[What needs to be done]
Scan the data below and pick out the lines containing the word "this".
────────────────────────────────────────
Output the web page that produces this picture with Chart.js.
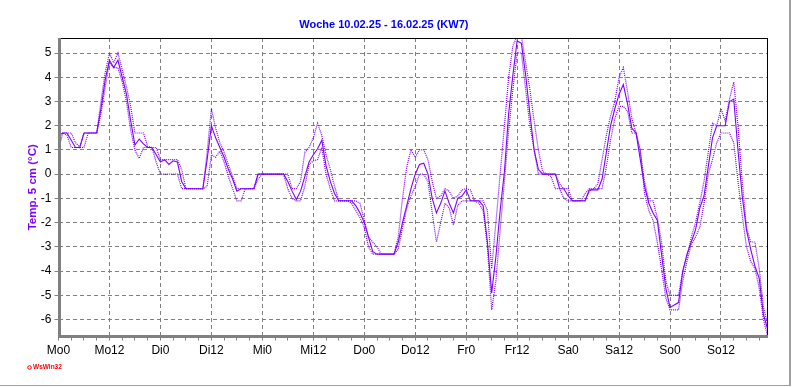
<!DOCTYPE html>
<html lang="de">
<head>
<meta charset="utf-8">
<title>Temp. 5 cm - KW7</title>
<script src="https://cdn.jsdelivr.net/npm/chart.js@4.4.1/dist/chart.umd.min.js"></script>
<style>
    html, body { margin: 0; padding: 0; background: #fff; }
    canvas { display: block; }
</style>
</head>
<body>
<canvas id="wsChart" width="792" height="387"></canvas>
<script>
// Texte
const TITLE = 'Woche 10.02.25 - 16.02.25 (KW7)';
const Y_TITLE = 'Temp. 5 cm (°C)';
const DAY_LABELS = ['Mo0', 'Mo12', 'Di0', 'Di12', 'Mi0', 'Mi12', 'Do0', 'Do12', 'Fr0', 'Fr12', 'Sa0', 'Sa12', 'So0', 'So12'];
const Y_TICKS = [-6, -5, -4, -3, -2, -1, 0, 1, 2, 3, 4, 5];

// Stunden seit Mo 0 Uhr
const HOURS = Array.from({ length: 168 }, (_, i) => i);
const TICK_HOURS = Array.from({ length: 56 }, (_, i) => i * 3);

// Temperatur 5 cm (Mittel)
const TEMP_AVG = [
    1.6, 1.7, 1.7, 1.4, 1.1, 1.1, 1.7, 1.7, 1.7, 1.7,
    2.7, 3.9, 4.7, 4.4, 4.7, 4.0, 3.3, 2.2, 1.2, 1.45,
    1.25, 1.1, 1.1, 0.8, 0.5, 0.6, 0.4, 0.55, 0.5, -0.3,
    -0.6, -0.6, -0.6, -0.6, -0.6, 0.6, 2.0, 1.5, 1.1, 0.7,
    0.2, -0.2, -0.7, -0.6, -0.6, -0.6, -0.6, 0.0, 0.0, 0.0,
    0.0, 0.0, 0.0, 0.0, -0.3, -0.7, -1.05, -0.7, -0.1, 0.5,
    0.8, 1.05, 1.4, 0.35, -0.3, -0.8, -1.1, -1.1, -1.1, -1.1,
    -1.3, -1.6, -2.0, -2.6, -3.2, -3.3, -3.3, -3.3, -3.3, -3.3,
    -2.8, -2.0, -1.3, -0.6, 0.0, 0.4, 0.45, 0.0, -1.0, -1.6,
    -1.2, -0.7, -1.2, -1.6, -1.0, -0.9, -0.65, -1.1, -1.1, -1.1,
    -1.3, -2.8, -4.9, -3.4, -1.5, 0.1, 2.5, 4.1, 5.5, 5.4,
    4.1, 2.5, 1.0, 0.2, 0.0, 0.0, 0.0, 0.0, -0.6, -0.6,
    -0.9, -1.1, -1.1, -1.1, -1.1, -0.65, -0.65, -0.65, -0.2, 0.9,
    2.0, 2.7, 3.3, 3.7, 2.9, 1.9, 1.7, 0.6, -0.5, -1.2,
    -1.6, -1.9, -3.3, -4.7, -5.5, -5.4, -5.3, -4.0, -3.3, -2.8,
    -2.3, -1.4, -0.9, 0.3, 1.5, 2.0, 2.0, 2.0, 3.0, 3.1,
    1.0, -0.9, -2.3, -3.1, -3.8, -4.3, -5.8, -6.4
];

// Maximum je Stunde
const TEMP_MAX = [
    1.6, 1.7, 1.7, 1.7, 1.3, 1.1, 1.7, 1.7, 1.7, 1.7,
    3.0, 4.2, 5.0, 4.6, 5.0, 4.3, 3.6, 2.8, 1.7, 1.7,
    1.7, 1.15, 1.1, 1.1, 0.6, 0.6, 0.6, 0.6, 0.6, 0.2,
    -0.6, -0.6, -0.6, -0.6, -0.6, 0.9, 2.7, 1.9, 1.3, 0.9,
    0.4, -0.1, -0.6, -0.6, -0.6, -0.6, -0.6, 0.0, 0.0, 0.0,
    0.0, 0.0, 0.0, 0.0, 0.0, -0.6, -0.6, -0.3, 0.9, 1.1,
    1.5, 2.1, 1.6, 0.8, 0.2, -0.5, -1.1, -1.1, -1.1, -1.1,
    -1.1, -1.2, -1.9, -2.6, -2.8, -3.0, -3.3, -3.3, -3.3, -3.3,
    -2.6, -1.0, 0.3, 1.0, 0.7, 1.0, 1.0, 0.6, -0.3, -1.0,
    -0.9, -0.6, -0.7, -1.0, -0.9, -0.65, -0.6, -0.65, -1.1, -1.1,
    -1.1, -1.5, -3.9, -2.0, 0.0, 2.0, 4.0, 5.3, 5.7, 5.7,
    4.6, 3.5, 2.2, 1.0, 0.1, 0.0, 0.0, 0.0, -0.4, -0.6,
    -0.6, -1.1, -1.1, -1.1, -0.8, -0.6, -0.6, -0.4, 0.6, 1.6,
    2.4, 3.0, 4.0, 4.4, 3.4, 2.3, 1.7, 0.9, -0.3, -1.1,
    -1.1, -1.8, -2.8, -4.4, -5.0, -5.0, -5.0, -4.0, -3.4, -2.6,
    -2.0, -1.2, -0.3, 0.9, 2.1, 2.0, 2.7, 2.2, 3.1, 3.8,
    2.0, -0.3, -2.2, -2.8, -2.8, -3.9, -5.5, -6.2
];

// Minimum je Stunde
const TEMP_MIN = [
    1.0, 1.7, 1.6, 1.1, 1.1, 1.1, 1.1, 1.7, 1.7, 1.7,
    2.5, 3.6, 4.6, 4.4, 4.4, 3.8, 3.0, 1.8, 1.0, 0.65,
    1.1, 1.1, 1.1, 0.5, 0.0, 0.0, 0.0, 0.0, 0.0, -0.6,
    -0.6, -0.6, -0.6, -0.6, -0.6, -0.5, 0.8, 0.7, 0.95, 0.5,
    -0.1, -0.6, -1.1, -1.1, -0.6, -0.6, -0.6, -0.2, 0.0, 0.0,
    0.0, 0.0, 0.0, 0.0, -0.6, -1.0, -1.1, -1.1, -0.5, 0.4,
    0.55, 0.6, 1.1, 0.0, -0.6, -1.1, -1.1, -1.1, -1.1, -1.2,
    -1.5, -1.8, -2.2, -3.0, -3.3, -3.3, -3.3, -3.3, -3.3, -3.3,
    -3.1, -2.2, -1.4, -0.9, -0.5, 0.0, 0.0, -0.3, -1.6, -2.8,
    -2.0, -1.2, -1.4, -2.1, -1.3, -1.1, -1.1, -1.1, -1.1, -1.2,
    -1.5, -3.0, -5.6, -4.4, -2.3, -0.3, 1.8, 3.5, 5.0, 5.0,
    3.5, 2.0, 1.0, 0.0, 0.0, 0.0, -0.1, -0.6, -0.6, -1.0,
    -1.1, -1.1, -1.1, -1.1, -1.1, -0.7, -0.6, -0.6, -0.6, 0.3,
    1.4, 2.3, 2.8, 2.8, 2.6, 1.7, 1.7, 1.0, -0.8, -1.5,
    -1.9, -2.8, -3.9, -5.1, -5.6, -5.6, -5.6, -4.4, -3.6, -2.9,
    -2.6, -2.2, -1.2, 0.0, 0.6, 1.3, 1.7, 1.7, 1.7, 1.3,
    -0.3, -1.7, -3.0, -3.6, -3.9, -4.7, -6.0, -6.7
];

const PURPLE = '#8000ff';
const GRID = '#808080';
const FONT = '"Liberation Sans", Arial, sans-serif';

// Rahmen, Achsen und Logo
const framePlugin = {
    id: 'frame',
    beforeDraw(chart) {
        const ctx = chart.ctx;
        ctx.save();
        ctx.fillStyle = '#fff';
        ctx.fillRect(0, 0, chart.width, chart.height);
        ctx.restore();
    },
    afterDraw(chart) {
        const { ctx, chartArea: a } = chart;
        const l = Math.round(a.left), r = Math.round(a.right);
        const t = Math.round(a.top), b = Math.round(a.bottom);
        ctx.save();
        ctx.fillStyle = '#000';
        ctx.fillRect(l, t, r - l, 1);
        ctx.fillRect(r - 1, t, 1, b - t);
        ctx.fillStyle = GRID;
        ctx.fillRect(l - 1, t, 3, b - t + 1);
        ctx.fillRect(l - 1, b - 2, r - l + 1, 3);
        // Fensterrand
        ctx.fillStyle = '#a0a0a0';
        ctx.fillRect(789, 0, 2, 386);
        ctx.fillRect(0, 385, 791, 1);
        // WsWin32
        ctx.strokeStyle = '#ff0000';
        ctx.lineWidth = 1;
        ctx.beginPath();
        ctx.arc(29.5, 367.5, 1.8, 0, Math.PI * 2);
        ctx.stroke();
        ctx.fillStyle = '#ff0000';
        ctx.font = 'bold 6.5px ' + FONT;
        ctx.textBaseline = 'middle';
        ctx.fillText('WsWin32', 33, 367.5);
        ctx.restore();
    }
};

const ctx = document.getElementById('wsChart').getContext('2d');
new Chart(ctx, {
    type: 'line',
    data: {
        labels: HOURS,
        datasets: [
            { data: TEMP_AVG, borderColor: PURPLE, borderWidth: 1.1 },
            { data: TEMP_MAX, borderColor: PURPLE, borderWidth: 1.2, borderDash: [1, 1] },
            { data: TEMP_MIN, borderColor: PURPLE, borderWidth: 1.2, borderDash: [1, 1] }
        ]
    },
    options: {
        responsive: false,
        animation: false,
        devicePixelRatio: 1,
        elements: {
            point: { radius: 0 },
            line: { tension: 0, fill: false }
        },
        layout: { padding: { left: 0, right: 24.3, top: 0, bottom: 0 } },
        plugins: {
            legend: { display: false },
            tooltip: { enabled: false },
            title: {
                display: true,
                text: TITLE,
                color: '#0000ff',
                font: { family: FONT, size: 11, weight: 'bold', lineHeight: 1.2 },
                padding: { top: 18, bottom: 6.8 }
            }
        },
        scales: {
            x: {
                type: 'linear',
                min: 0,
                max: 167,
                afterBuildTicks: scale => { scale.ticks = TICK_HOURS.map(v => ({ value: v })); },
                afterFit: scale => { scale.height = 50.5; },
                ticks: {
                    autoSkip: false,
                    maxRotation: 0,
                    minRotation: 0,
                    padding: 3,
                    color: '#000',
                    font: { family: FONT, size: 12 },
                    callback: v => (v % 12 === 0 ? DAY_LABELS[v / 12] : '')
                },
                grid: {
                    color: c => (c.tick && c.tick.value % 12 === 0 ? GRID : 'rgba(0,0,0,0)'),
                    tickColor: GRID,
                    tickLength: 4,
                    lineWidth: 1
                },
                border: { display: false, dash: [4, 3] }
            },
            y: {
                type: 'linear',
                min: -6.7,
                max: 5.62,
                afterBuildTicks: scale => { scale.ticks = Y_TICKS.map(v => ({ value: v })); },
                afterFit: scale => { scale.width = 58.5; },
                ticks: {
                    padding: 3,
                    color: '#000',
                    font: { family: FONT, size: 12 }
                },
                grid: {
                    color: GRID,
                    tickColor: GRID,
                    tickLength: 4,
                    lineWidth: 1
                },
                border: { display: false, dash: [4, 3] },
                title: {
                    display: true,
                    text: Y_TITLE,
                    color: PURPLE,
                    font: { family: FONT, size: 11.5, weight: 'bold', lineHeight: 1.2 },
                    padding: { top: 26, bottom: 0 }
                }
            }
        }
    },
    plugins: [framePlugin]
});
</script>
</body>
</html>
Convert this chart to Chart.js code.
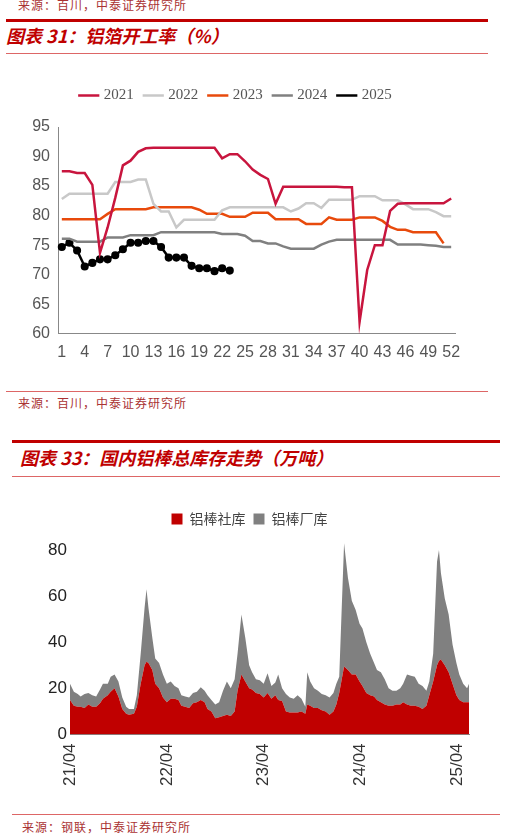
────────────────────────────────────────
[Written response]
Output the web page that produces this picture with Chart.js.
Convert this chart to Chart.js code.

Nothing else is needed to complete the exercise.